Normally, we organize all closets in the same manner and it looks something like this:
We sort by colour and style hanging all ‘like’ items together. But to someone with ADHD, I can understand how a closet like this could be overwhelming.
After talking with my client, she mentioned it could take her over half an hour sometimes just to make a decision about what to wear in the morning and get dressed. Her casual clothes were mixed in with her dress clothes, she wasn’t sure what actually fit her properly, she had clothes in multiple closets, etc.
We decided the best way to get her organized was to bundle clothes by outfit, not style.
The process started by having her trying on EVERYTHING. We went methodically through her wardrobe pairing pants with several tops and, when we hit on something we liked, we took a picture of it.
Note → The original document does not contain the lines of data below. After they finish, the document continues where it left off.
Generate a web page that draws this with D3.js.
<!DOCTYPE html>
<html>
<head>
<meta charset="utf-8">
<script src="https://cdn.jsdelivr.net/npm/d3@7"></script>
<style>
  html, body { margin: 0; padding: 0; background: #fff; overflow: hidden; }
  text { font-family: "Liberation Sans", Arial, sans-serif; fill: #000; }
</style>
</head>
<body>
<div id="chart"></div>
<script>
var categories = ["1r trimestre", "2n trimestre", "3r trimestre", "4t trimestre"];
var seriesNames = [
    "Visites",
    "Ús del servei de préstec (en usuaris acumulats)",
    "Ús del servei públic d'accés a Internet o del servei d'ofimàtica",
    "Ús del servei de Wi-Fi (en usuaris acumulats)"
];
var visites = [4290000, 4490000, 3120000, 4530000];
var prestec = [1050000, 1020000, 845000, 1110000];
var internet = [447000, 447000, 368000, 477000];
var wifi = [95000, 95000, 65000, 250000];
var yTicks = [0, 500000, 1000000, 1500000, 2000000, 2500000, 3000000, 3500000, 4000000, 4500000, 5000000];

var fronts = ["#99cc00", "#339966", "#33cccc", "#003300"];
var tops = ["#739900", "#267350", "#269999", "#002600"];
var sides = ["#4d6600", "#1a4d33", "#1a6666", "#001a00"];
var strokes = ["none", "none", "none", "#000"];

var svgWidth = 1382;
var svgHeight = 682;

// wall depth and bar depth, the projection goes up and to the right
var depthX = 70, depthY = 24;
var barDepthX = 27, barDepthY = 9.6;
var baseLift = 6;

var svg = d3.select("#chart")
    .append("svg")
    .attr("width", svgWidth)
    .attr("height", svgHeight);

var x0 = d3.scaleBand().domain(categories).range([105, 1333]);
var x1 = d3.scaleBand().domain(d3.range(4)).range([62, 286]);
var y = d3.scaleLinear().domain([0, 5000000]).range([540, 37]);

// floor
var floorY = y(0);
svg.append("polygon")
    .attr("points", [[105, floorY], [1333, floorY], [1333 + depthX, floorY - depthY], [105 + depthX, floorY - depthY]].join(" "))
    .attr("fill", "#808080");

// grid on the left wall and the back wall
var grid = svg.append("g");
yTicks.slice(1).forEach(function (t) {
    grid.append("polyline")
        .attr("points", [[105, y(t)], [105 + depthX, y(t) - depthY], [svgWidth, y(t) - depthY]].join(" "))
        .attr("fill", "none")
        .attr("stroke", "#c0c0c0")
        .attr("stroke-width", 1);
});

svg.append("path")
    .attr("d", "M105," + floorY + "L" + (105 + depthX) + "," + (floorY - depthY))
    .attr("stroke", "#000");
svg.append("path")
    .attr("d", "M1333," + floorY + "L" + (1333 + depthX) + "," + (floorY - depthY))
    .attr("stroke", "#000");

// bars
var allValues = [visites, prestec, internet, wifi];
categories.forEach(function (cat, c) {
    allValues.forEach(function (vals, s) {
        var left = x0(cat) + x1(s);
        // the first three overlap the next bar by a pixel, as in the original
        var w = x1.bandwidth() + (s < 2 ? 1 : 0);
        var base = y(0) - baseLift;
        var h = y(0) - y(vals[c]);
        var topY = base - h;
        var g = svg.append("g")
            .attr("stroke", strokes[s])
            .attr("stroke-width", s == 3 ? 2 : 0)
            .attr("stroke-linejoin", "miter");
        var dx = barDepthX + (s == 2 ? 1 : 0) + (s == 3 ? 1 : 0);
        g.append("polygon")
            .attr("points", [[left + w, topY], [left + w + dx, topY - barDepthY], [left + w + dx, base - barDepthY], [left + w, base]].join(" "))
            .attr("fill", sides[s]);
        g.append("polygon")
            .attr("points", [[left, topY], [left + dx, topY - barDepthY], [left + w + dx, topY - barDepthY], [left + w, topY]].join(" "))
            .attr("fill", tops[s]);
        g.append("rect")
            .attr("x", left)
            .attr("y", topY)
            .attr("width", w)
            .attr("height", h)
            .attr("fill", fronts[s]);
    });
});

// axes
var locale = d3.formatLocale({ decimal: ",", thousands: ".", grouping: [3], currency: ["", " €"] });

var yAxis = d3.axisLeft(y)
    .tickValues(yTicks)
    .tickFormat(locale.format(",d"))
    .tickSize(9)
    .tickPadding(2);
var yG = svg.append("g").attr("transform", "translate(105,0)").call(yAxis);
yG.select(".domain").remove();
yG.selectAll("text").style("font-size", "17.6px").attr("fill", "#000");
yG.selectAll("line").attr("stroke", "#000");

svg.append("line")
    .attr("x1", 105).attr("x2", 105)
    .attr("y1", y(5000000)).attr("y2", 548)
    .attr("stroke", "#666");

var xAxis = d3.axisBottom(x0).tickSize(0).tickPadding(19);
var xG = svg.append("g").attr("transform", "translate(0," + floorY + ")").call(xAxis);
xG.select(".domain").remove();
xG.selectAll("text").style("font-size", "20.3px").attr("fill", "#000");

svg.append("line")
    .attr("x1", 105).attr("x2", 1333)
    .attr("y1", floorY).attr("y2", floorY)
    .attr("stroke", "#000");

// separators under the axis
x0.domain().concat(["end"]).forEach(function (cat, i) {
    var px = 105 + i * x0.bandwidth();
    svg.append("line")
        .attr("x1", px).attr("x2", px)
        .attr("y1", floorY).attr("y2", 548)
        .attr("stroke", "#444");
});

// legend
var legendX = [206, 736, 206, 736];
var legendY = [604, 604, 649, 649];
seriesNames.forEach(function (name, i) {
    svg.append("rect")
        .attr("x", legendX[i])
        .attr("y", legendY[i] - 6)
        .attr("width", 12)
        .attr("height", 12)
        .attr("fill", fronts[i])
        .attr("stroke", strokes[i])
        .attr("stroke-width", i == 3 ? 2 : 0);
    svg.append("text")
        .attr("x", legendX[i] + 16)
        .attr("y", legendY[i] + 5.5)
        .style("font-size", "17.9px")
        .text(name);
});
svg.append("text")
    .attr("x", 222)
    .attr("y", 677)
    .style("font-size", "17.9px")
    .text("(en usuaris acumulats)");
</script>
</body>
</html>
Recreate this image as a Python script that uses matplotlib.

If the clothes didn’t fit, weren’t flattering, or were just plain wore out, we set them aside, either for trash or donation.
Once we had gone through all of the clothes, we hung everything up in the pairings, securing it with a hairband, like this:
Pants were hung on different hangers so they could be used as a bit of a marker.
The end result was that ALL of her clothes were hung in the same closet and matching outfits were now easy to identify based on their hairband grouping!
For homework, I asked her to upload all of the pictures of the outfits to online photo printing site like londondrugs.com which allows you to simply upload your pictures into a book making tool and it will create a photo book without you having to do any of the formatting.
But, to honest, the absolute BEST part of this process was watching my clients confidence soar with every piece of clothing that she tried on – She began focusing on the outfits that flattered her and caring less and less about what didn’t look good or didn’t fit because she began to understand that it wasn’t her body that wasn’t working for her, it was the clothes. Plus, she was on a complete high as it felt like she’d just gone on a major shopping spree. Now that she had so many outfit possibilities, it felt like we had tripled her wardrobe!
I can see how something like this would work for a lot of other clients, not just those with ADHD and I suspect I’ll be using this technique more and more in the future.